Forum Discussion

Altera_Forum's avatar
Altera_Forum
Icon for Honored Contributor rankHonored Contributor
10 years ago

What is the best work-group-size, SIMD and the number of compute units for kernel?

Hi, i recently came to OpenCL framework and Want to implement Sobel filter as a test case.I know that unlike GPU, FPGA has flexible architecture and the designer is responsible to create that.
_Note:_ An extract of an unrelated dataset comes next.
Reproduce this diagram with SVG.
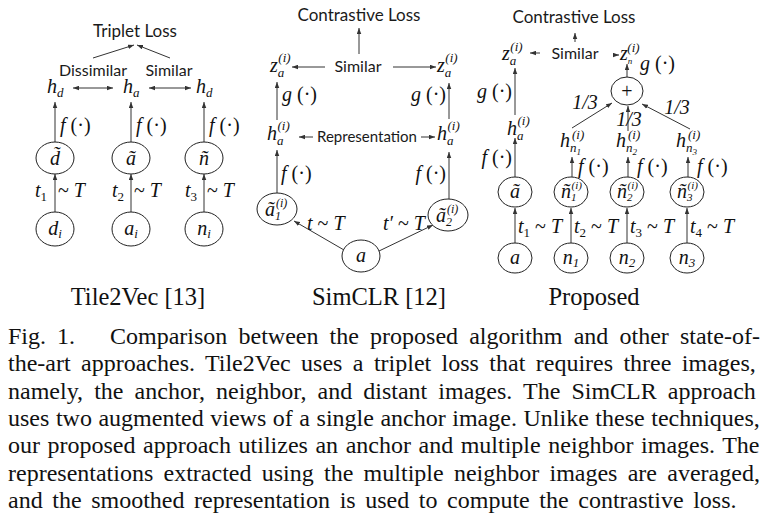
<svg xmlns="http://www.w3.org/2000/svg" width="765" height="521" viewBox="0 0 765 521">
<defs>
<marker id="ah" viewBox="0 0 8 6" refX="8" refY="3" markerWidth="6" markerHeight="5" markerUnits="userSpaceOnUse" orient="auto-start-reverse"><path d="M0,0 L8,3 L0,6 z" fill="#333"/></marker>
<style>
.sans{font-family:Lato,"Open Sans",sans-serif;fill:#1a1a1a;font-size:16px;text-anchor:middle}
.ttl{font-size:17px}
.mi{font-family:"Liberation Serif","Times New Roman",serif;font-style:italic;font-size:20px;fill:#111}
.rm{font-style:normal}
.sb{font-size:13px}
.ss{font-size:12px}
.mid{text-anchor:middle}
.end{text-anchor:end}
.cap{font-family:"Liberation Serif","Times New Roman",serif;font-size:24px;fill:#111}
.lbl{font-family:"Liberation Serif","Times New Roman",serif;font-size:24.5px;fill:#111;text-anchor:middle}
ellipse{fill:#fff;stroke:#222;stroke-width:1}
.e{stroke:#333;stroke-width:1;fill:none;marker-end:url(#ah)}
.e2{stroke:#333;stroke-width:1;fill:none;marker-end:url(#ah);marker-start:url(#ah)}
</style>
</defs>
<rect width="765" height="521" fill="#fff"/>

<g id="connectors">
  <!-- Tile2Vec -->
  <line class="e" x1="93" y1="58" x2="134" y2="45"/>
  <line class="e" x1="170" y1="58" x2="137" y2="45"/>
  <line class="e2" x1="73" y1="88" x2="113" y2="88"/>
  <line class="e2" x1="149" y1="88" x2="191" y2="88"/>
  <line class="e" x1="55" y1="142" x2="55" y2="102"/>
  <line class="e" x1="131" y1="142" x2="131" y2="102"/>
  <line class="e" x1="204" y1="142" x2="204" y2="102"/>
  <line class="e" x1="55" y1="212" x2="55" y2="174"/>
  <line class="e" x1="131" y1="212" x2="131" y2="174"/>
  <line class="e" x1="204" y1="212" x2="204" y2="174"/>
  <text class="mi" x="60" y="132">f<tspan class="rm"> (·)</tspan></text>
  <text class="mi" x="136" y="132">f<tspan class="rm"> (·)</tspan></text>
  <text class="mi" x="209" y="132">f<tspan class="rm"> (·)</tspan></text>
  <text class="mi" x="35" y="197">t<tspan class="sb rm" dy="4">1</tspan></text>
  <text class="mi" x="58" y="197"><tspan class="rm">~ </tspan>T</text>
  <text class="mi" x="112" y="197">t<tspan class="sb rm" dy="4">2</tspan></text>
  <text class="mi" x="134" y="197"><tspan class="rm">~ </tspan>T</text>
  <text class="mi" x="185" y="197">t<tspan class="sb rm" dy="4">3</tspan></text>
  <text class="mi" x="207" y="197"><tspan class="rm">~ </tspan>T</text>

  <!-- SimCLR -->
  <line class="e" x1="359" y1="54" x2="359" y2="28"/>
  <line class="e" x1="325" y1="67" x2="292" y2="67"/>
  <line class="e" x1="393" y1="67" x2="436" y2="67"/>
  <line class="e" x1="277" y1="120" x2="277" y2="82"/>
  <line class="e" x1="449" y1="119" x2="449" y2="83"/>
  <line class="e" x1="313" y1="137" x2="299" y2="137"/>
  <line class="e" x1="421" y1="137" x2="435" y2="137"/>
  <line class="e" x1="277" y1="193" x2="277" y2="150"/>
  <line class="e" x1="449" y1="199" x2="449" y2="152"/>
  <line class="e" x1="344" y1="250" x2="294" y2="221"/>
  <line class="e" x1="379" y1="251" x2="433" y2="225"/>
  <text class="mi" x="282" y="101">g<tspan class="rm"> (·)</tspan></text>
  <text class="mi end" x="446" y="101">g<tspan class="rm"> (·)</tspan></text>
  <text class="mi" x="281" y="180">f<tspan class="rm"> (·)</tspan></text>
  <text class="mi end" x="446" y="180">f<tspan class="rm"> (·)</tspan></text>
  <text class="mi" x="307" y="230">t<tspan class="rm"> ~ </tspan>T</text>
  <text class="mi" x="383" y="230">t′<tspan class="rm"> ~ </tspan>T</text>

  <!-- Proposed -->
  <line class="e" x1="575" y1="42" x2="575" y2="33"/>
  <line class="e" x1="540" y1="53" x2="530" y2="53"/>
  <line class="e" x1="613" y1="55" x2="619" y2="55"/>
  <line class="e" x1="627" y1="77" x2="627" y2="64"/>
  <line class="e" x1="572" y1="128" x2="612" y2="103"/>
  <line class="e" x1="690" y1="129" x2="642" y2="104"/>
  <line class="e" x1="628" y1="131" x2="628" y2="106"/>
  <line class="e" x1="515" y1="115" x2="515" y2="68"/>
  <line class="e" x1="515" y1="177" x2="515" y2="138"/>
  <line class="e" x1="572" y1="177" x2="572" y2="157"/>
  <line class="e" x1="628" y1="177" x2="628" y2="157"/>
  <line class="e" x1="688" y1="177" x2="688" y2="157"/>
  <line class="e" x1="515" y1="243" x2="515" y2="208"/>
  <line class="e" x1="571" y1="243" x2="571" y2="208"/>
  <line class="e" x1="627" y1="243" x2="627" y2="208"/>
  <line class="e" x1="687" y1="243" x2="687" y2="208"/>
  <text class="mi" x="640" y="70">g<tspan class="rm"> (·)</tspan></text>
  <text class="mi end" x="512" y="98">g<tspan class="rm"> (·)</tspan></text>
  <text class="mi end" x="512" y="164">f<tspan class="rm"> (·)</tspan></text>
  <text class="mi" x="578" y="173">f<tspan class="rm"> (·)</tspan></text>
  <text class="mi" x="637" y="173">f<tspan class="rm"> (·)</tspan></text>
  <text class="mi" x="697" y="173">f<tspan class="rm"> (·)</tspan></text>
  <text class="mi mid" x="585" y="109">1/3</text>
  <text class="mi mid" x="629" y="126">1/3</text>
  <text class="mi mid" x="677" y="114">1/3</text>
  <text class="mi" x="518" y="233">t<tspan class="sb rm" dy="4">1</tspan><tspan class="rm" dy="-4"> ~ </tspan>T</text>
  <text class="mi" x="574" y="233">t<tspan class="sb rm" dy="4">2</tspan><tspan class="rm" dy="-4"> ~ </tspan>T</text>
  <text class="mi" x="630" y="233">t<tspan class="sb rm" dy="4">3</tspan><tspan class="rm" dy="-4"> ~ </tspan>T</text>
  <text class="mi" x="690" y="233">t<tspan class="sb rm" dy="4">4</tspan><tspan class="rm" dy="-4"> ~ </tspan>T</text>
</g>

<!-- Tile2Vec nodes -->
<g id="t2v-loss"><text class="sans ttl" x="135" y="37">Triplet Loss</text></g>
<g id="t2v-dissimilar"><text class="sans" x="93" y="76">Dissimilar</text></g>
<g id="t2v-similar"><text class="sans" x="169" y="76">Similar</text></g>
<g id="t2v-hd"><text class="mi" x="47" y="93">h<tspan class="sb" dy="4">d</tspan></text></g>
<g id="t2v-ha"><text class="mi" x="123" y="93">h<tspan class="sb" dy="4">a</tspan></text></g>
<g id="t2v-hn"><text class="mi" x="196" y="93">h<tspan class="sb" dy="4">d</tspan></text></g>
<g id="t2v-dt"><ellipse cx="55" cy="158" rx="19" ry="16"/><text class="mi mid" x="55" y="165" font-size="22">d&#x303;</text></g>
<g id="t2v-at"><ellipse cx="131" cy="158" rx="19" ry="16"/><text class="mi mid" x="131" y="165" font-size="22">ã</text></g>
<g id="t2v-nt"><ellipse cx="204" cy="158" rx="19" ry="16"/><text class="mi mid" x="204" y="165" font-size="22">ñ</text></g>
<g id="t2v-di"><ellipse cx="55" cy="229" rx="19" ry="17"/><text class="mi mid" x="55" y="235">d<tspan class="sb" dy="3">i</tspan></text></g>
<g id="t2v-ai"><ellipse cx="131" cy="229" rx="19" ry="17"/><text class="mi mid" x="131" y="235">a<tspan class="sb" dy="3">i</tspan></text></g>
<g id="t2v-ni"><ellipse cx="204" cy="229" rx="19" ry="17"/><text class="mi mid" x="204" y="235">n<tspan class="sb" dy="3">i</tspan></text></g>
<g id="t2v-title"><text class="lbl" x="138" y="305">Tile2Vec [13]</text></g>

<!-- SimCLR nodes -->
<g id="sim-loss"><text class="sans ttl" x="359" y="21">Contrastive Loss</text></g>
<g id="sim-similar"><text class="sans" x="358" y="72">Similar</text></g>
<g id="sim-za1"><text class="mi" x="270" y="72">z<tspan class="sb" dy="5">a</tspan><tspan class="sb" dx="-6" dy="-15">(i)</tspan></text></g>
<g id="sim-za2"><text class="mi" x="437" y="72">z<tspan class="sb" dy="5">a</tspan><tspan class="sb" dx="-6" dy="-15">(i)</tspan></text></g>
<g id="sim-ha1"><text class="mi" x="267" y="140">h<tspan class="sb" dy="5">a</tspan><tspan class="sb" dx="-6" dy="-15">(i)</tspan></text></g>
<g id="sim-ha2"><text class="mi" x="437" y="140">h<tspan class="sb" dy="5">a</tspan><tspan class="sb" dx="-6" dy="-15">(i)</tspan></text></g>
<g id="sim-repr"><text class="sans" x="367" y="142" font-size="15" textLength="100" lengthAdjust="spacingAndGlyphs">Representation</text></g>
<g id="sim-a1"><ellipse cx="277" cy="209" rx="20" ry="16"/><text class="mi" x="265" y="216">ã<tspan class="ss" dy="4">1</tspan><tspan class="ss" dx="-5" dy="-13">(i)</tspan></text></g>
<g id="sim-a2"><ellipse cx="448" cy="215" rx="20" ry="16"/><text class="mi" x="436" y="222">ã<tspan class="ss" dy="4">2</tspan><tspan class="ss" dx="-5" dy="-13">(i)</tspan></text></g>
<g id="sim-a"><ellipse cx="361" cy="256" rx="19" ry="16"/><text class="mi mid" x="361" y="262">a</text></g>
<g id="sim-title"><text class="lbl" x="379" y="305">SimCLR [12]</text></g>

<!-- Proposed nodes -->
<g id="pr-loss"><text class="sans ttl" x="574" y="23">Contrastive Loss</text></g>
<g id="pr-similar"><text class="sans" x="575" y="59">Similar</text></g>
<g id="pr-za"><text class="mi" x="502" y="60">z<tspan class="sb" dy="5">a</tspan><tspan class="sb" dx="-6" dy="-14">(i)</tspan></text></g>
<g id="pr-zn"><text class="mi" x="620" y="60">z<tspan font-size="9" dy="4">n</tspan><tspan class="sb" dx="-5" dy="-12">(i)</tspan></text></g>
<g id="pr-plus"><ellipse cx="627" cy="91" rx="16" ry="14"/><text class="mi mid rm" x="627" y="98">+</text></g>
<g id="pr-ha"><text class="mi" x="507" y="135">h<tspan class="sb" dy="5">a</tspan><tspan class="sb" dx="-6" dy="-15">(i)</tspan></text></g>
<g id="pr-hn1"><text class="mi" x="560" y="147">h<tspan class="sb" dy="5">n</tspan><tspan font-size="9" dy="3">1</tspan><tspan class="sb" dx="-9" dy="-16">(i)</tspan></text></g>
<g id="pr-hn2"><text class="mi" x="616" y="147">h<tspan class="sb" dy="5">n</tspan><tspan font-size="9" dy="3">2</tspan><tspan class="sb" dx="-9" dy="-16">(i)</tspan></text></g>
<g id="pr-hn3"><text class="mi" x="676" y="147">h<tspan class="sb" dy="5">n</tspan><tspan font-size="9" dy="3">3</tspan><tspan class="sb" dx="-9" dy="-16">(i)</tspan></text></g>
<g id="pr-at"><ellipse cx="515" cy="192" rx="17" ry="15"/><text class="mi mid" x="515" y="198">ã</text></g>
<g id="pr-n1t"><ellipse cx="571" cy="192" rx="17" ry="15"/><text class="mi" x="561" y="198" font-size="19">ñ<tspan font-size="11" dy="3">1</tspan><tspan font-size="11" dx="-5" dy="-12">(i)</tspan></text></g>
<g id="pr-n2t"><ellipse cx="627" cy="192" rx="17" ry="15"/><text class="mi" x="617" y="198" font-size="19">ñ<tspan font-size="11" dy="3">2</tspan><tspan font-size="11" dx="-5" dy="-12">(i)</tspan></text></g>
<g id="pr-n3t"><ellipse cx="687" cy="192" rx="17" ry="15"/><text class="mi" x="677" y="198" font-size="19">ñ<tspan font-size="11" dy="3">3</tspan><tspan font-size="11" dx="-5" dy="-12">(i)</tspan></text></g>
<g id="pr-a"><ellipse cx="515" cy="258" rx="17" ry="15"/><text class="mi mid" x="515" y="264">a</text></g>
<g id="pr-n1"><ellipse cx="571" cy="258" rx="17" ry="15"/><text class="mi mid" x="571" y="264">n<tspan class="sb" dy="3">1</tspan></text></g>
<g id="pr-n2"><ellipse cx="627" cy="258" rx="17" ry="15"/><text class="mi mid" x="627" y="264">n<tspan class="sb" dy="3">2</tspan></text></g>
<g id="pr-n3"><ellipse cx="687" cy="258" rx="17" ry="15"/><text class="mi mid" x="687" y="264">n<tspan class="sb" dy="3">3</tspan></text></g>
<g id="pr-title"><text class="lbl" x="594" y="305">Proposed</text></g>

<!-- Caption -->
<g id="caption" class="cap">
  <text x="8" y="344" word-spacing="5">Fig. 1.</text>
  <text x="110" y="344" word-spacing="5.15">Comparison between the proposed algorithm and other state-of-</text>
  <text x="8" y="371.3" word-spacing="4.4">the-art approaches. Tile2Vec uses a triplet loss that requires three images,</text>
  <text x="8" y="398.7" word-spacing="5.1">namely, the anchor, neighbor, and distant images. The SimCLR approach</text>
  <text x="8" y="426" word-spacing="0.55">uses two augmented views of a single anchor image. Unlike these techniques,</text>
  <text x="8" y="453.3" word-spacing="1.55">our proposed approach utilizes an anchor and multiple neighbor images. The</text>
  <text x="8" y="480.7" word-spacing="4.27">representations extracted using the multiple neighbor images are averaged,</text>
  <text x="8" y="508" word-spacing="3.6">and the smoothed representation is used to compute the contrastive loss.</text>
</g>
</svg>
Good thing about GPU implementation was that GPU OpenCL compiler can automatically set the best group size for the designer or there is "kernel analyzer" to suggest the best group size before compilation.Since every FPGA compilation takes around 1 hour and emulation timing is incorrect, Is there any way (like "kernel analyzer" in GPU implementation)to understand what is the best optimization for my kernel in FPGA except "try & error"?What about the best combination of compute units and SIMD for Single Work-Item Kernel?First attached file is NDrange kernel for Sobel filter, Second attached file is Single Work-Item Kernel for Sobel filter,thanks.

1 Reply

  • Altera_Forum's avatar
    Altera_Forum
    Icon for Honored Contributor rankHonored Contributor

    As for now the tools for profiling and kernel analysis is very limited. I agree that in terms of designing for performance, trial and error and testing to find the best is unrealistic with very large designs taking up to around 6hours +. However, wanting to see which implementations gives the best performance, as for now, the current way is to understand the mapping from OpenCL code to the FPGA fabric. The best optimization guide does a pretty decent job at explaining how to structure the kernel to give the tools as much information as possible in order for them to optimize it the best they can. The profiler only shows performance in terms of memory access. The features you've suggested definitely would come in handy, especially during the fine tuning stage to try and get as much performance out of the FPGA as possible.